-- EXERCISE REQUIREMENTS --
Begin with the line that contains "Generate a LaTeX" and end with the line that contains "-- (ethN.south east);", transcribing exactly each line in that stretch and no other.

-- MATERIAL FOR THE TASK --
╔══
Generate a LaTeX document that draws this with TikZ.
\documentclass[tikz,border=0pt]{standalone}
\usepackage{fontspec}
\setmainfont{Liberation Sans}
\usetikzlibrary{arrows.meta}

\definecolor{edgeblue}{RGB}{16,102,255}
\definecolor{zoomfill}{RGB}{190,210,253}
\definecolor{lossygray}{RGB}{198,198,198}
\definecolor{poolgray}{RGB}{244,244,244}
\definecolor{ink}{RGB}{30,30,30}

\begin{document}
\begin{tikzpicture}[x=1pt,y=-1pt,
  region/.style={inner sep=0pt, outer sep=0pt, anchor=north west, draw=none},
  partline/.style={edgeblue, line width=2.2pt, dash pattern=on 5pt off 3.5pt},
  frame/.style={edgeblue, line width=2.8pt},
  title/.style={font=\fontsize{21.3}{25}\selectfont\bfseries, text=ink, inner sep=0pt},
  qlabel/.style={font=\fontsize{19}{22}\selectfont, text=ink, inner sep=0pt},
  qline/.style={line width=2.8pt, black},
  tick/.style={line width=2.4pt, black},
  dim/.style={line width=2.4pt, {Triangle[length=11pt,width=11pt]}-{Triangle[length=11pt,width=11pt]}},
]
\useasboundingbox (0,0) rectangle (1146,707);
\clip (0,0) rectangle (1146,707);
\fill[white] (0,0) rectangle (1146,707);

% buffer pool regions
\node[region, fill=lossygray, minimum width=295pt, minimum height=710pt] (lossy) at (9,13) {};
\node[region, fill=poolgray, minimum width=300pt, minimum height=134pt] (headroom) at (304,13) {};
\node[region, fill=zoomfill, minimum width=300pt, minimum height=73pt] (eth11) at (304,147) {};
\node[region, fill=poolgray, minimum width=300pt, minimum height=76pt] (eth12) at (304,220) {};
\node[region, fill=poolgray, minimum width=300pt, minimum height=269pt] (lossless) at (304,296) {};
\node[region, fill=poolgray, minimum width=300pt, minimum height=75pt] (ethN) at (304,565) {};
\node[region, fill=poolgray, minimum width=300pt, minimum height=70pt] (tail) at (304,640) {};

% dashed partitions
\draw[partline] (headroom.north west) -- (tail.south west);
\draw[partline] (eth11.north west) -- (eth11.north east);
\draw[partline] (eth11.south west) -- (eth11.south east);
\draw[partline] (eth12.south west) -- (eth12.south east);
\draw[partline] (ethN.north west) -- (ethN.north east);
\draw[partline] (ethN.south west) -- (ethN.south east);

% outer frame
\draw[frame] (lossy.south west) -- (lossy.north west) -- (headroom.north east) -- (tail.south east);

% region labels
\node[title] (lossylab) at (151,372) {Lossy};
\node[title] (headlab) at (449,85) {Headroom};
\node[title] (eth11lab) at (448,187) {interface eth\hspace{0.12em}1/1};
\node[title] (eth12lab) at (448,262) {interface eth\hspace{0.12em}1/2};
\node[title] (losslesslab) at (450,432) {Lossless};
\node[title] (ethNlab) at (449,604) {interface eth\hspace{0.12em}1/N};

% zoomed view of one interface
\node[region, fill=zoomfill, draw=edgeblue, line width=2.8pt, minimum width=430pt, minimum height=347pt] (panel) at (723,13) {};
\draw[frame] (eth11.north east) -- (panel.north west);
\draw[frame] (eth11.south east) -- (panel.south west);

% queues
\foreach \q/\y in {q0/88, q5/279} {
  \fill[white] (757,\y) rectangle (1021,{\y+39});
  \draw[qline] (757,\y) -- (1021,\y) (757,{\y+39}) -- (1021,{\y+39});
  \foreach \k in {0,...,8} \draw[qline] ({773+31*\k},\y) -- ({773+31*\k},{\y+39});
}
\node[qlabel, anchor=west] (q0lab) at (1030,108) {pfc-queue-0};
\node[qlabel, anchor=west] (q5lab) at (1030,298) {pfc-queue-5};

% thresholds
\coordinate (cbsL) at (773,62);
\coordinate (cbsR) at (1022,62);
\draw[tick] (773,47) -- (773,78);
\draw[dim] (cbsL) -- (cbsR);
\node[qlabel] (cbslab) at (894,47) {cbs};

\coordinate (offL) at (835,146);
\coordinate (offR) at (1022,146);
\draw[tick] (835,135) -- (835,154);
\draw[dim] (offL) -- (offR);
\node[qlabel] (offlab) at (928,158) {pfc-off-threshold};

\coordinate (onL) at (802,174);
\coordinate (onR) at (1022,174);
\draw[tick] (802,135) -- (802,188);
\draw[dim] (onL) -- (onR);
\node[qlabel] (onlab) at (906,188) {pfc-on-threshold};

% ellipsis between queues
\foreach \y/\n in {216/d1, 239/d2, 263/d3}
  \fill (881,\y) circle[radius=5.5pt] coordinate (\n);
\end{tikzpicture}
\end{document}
╚══
╔══
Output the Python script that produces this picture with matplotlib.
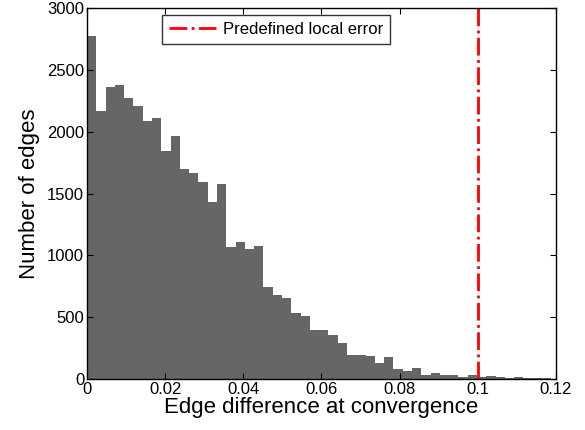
╚══
╔══
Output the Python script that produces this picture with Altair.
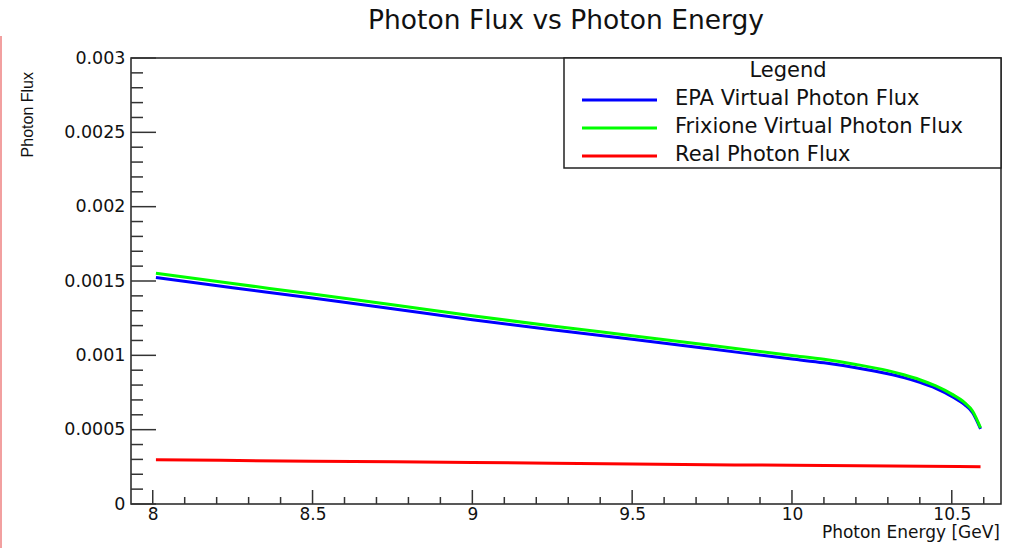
╚══
-- CORRECT OUTPUT --
Generate a LaTeX document that draws this with TikZ.
\documentclass[tikz,border=0pt]{standalone}
\usepackage{fontspec}
\setmainfont{Liberation Sans}
\usetikzlibrary{arrows.meta}

\definecolor{edgeblue}{RGB}{16,102,255}
\definecolor{zoomfill}{RGB}{190,210,253}
\definecolor{lossygray}{RGB}{198,198,198}
\definecolor{poolgray}{RGB}{244,244,244}
\definecolor{ink}{RGB}{30,30,30}

\begin{document}
\begin{tikzpicture}[x=1pt,y=-1pt,
  region/.style={inner sep=0pt, outer sep=0pt, anchor=north west, draw=none},
  partline/.style={edgeblue, line width=2.2pt, dash pattern=on 5pt off 3.5pt},
  frame/.style={edgeblue, line width=2.8pt},
  title/.style={font=\fontsize{21.3}{25}\selectfont\bfseries, text=ink, inner sep=0pt},
  qlabel/.style={font=\fontsize{19}{22}\selectfont, text=ink, inner sep=0pt},
  qline/.style={line width=2.8pt, black},
  tick/.style={line width=2.4pt, black},
  dim/.style={line width=2.4pt, {Triangle[length=11pt,width=11pt]}-{Triangle[length=11pt,width=11pt]}},
]
\useasboundingbox (0,0) rectangle (1146,707);
\clip (0,0) rectangle (1146,707);
\fill[white] (0,0) rectangle (1146,707);

% buffer pool regions
\node[region, fill=lossygray, minimum width=295pt, minimum height=710pt] (lossy) at (9,13) {};
\node[region, fill=poolgray, minimum width=300pt, minimum height=134pt] (headroom) at (304,13) {};
\node[region, fill=zoomfill, minimum width=300pt, minimum height=73pt] (eth11) at (304,147) {};
\node[region, fill=poolgray, minimum width=300pt, minimum height=76pt] (eth12) at (304,220) {};
\node[region, fill=poolgray, minimum width=300pt, minimum height=269pt] (lossless) at (304,296) {};
\node[region, fill=poolgray, minimum width=300pt, minimum height=75pt] (ethN) at (304,565) {};
\node[region, fill=poolgray, minimum width=300pt, minimum height=70pt] (tail) at (304,640) {};

% dashed partitions
\draw[partline] (headroom.north west) -- (tail.south west);
\draw[partline] (eth11.north west) -- (eth11.north east);
\draw[partline] (eth11.south west) -- (eth11.south east);
\draw[partline] (eth12.south west) -- (eth12.south east);
\draw[partline] (ethN.north west) -- (ethN.north east);
\draw[partline] (ethN.south west) -- (ethN.south east);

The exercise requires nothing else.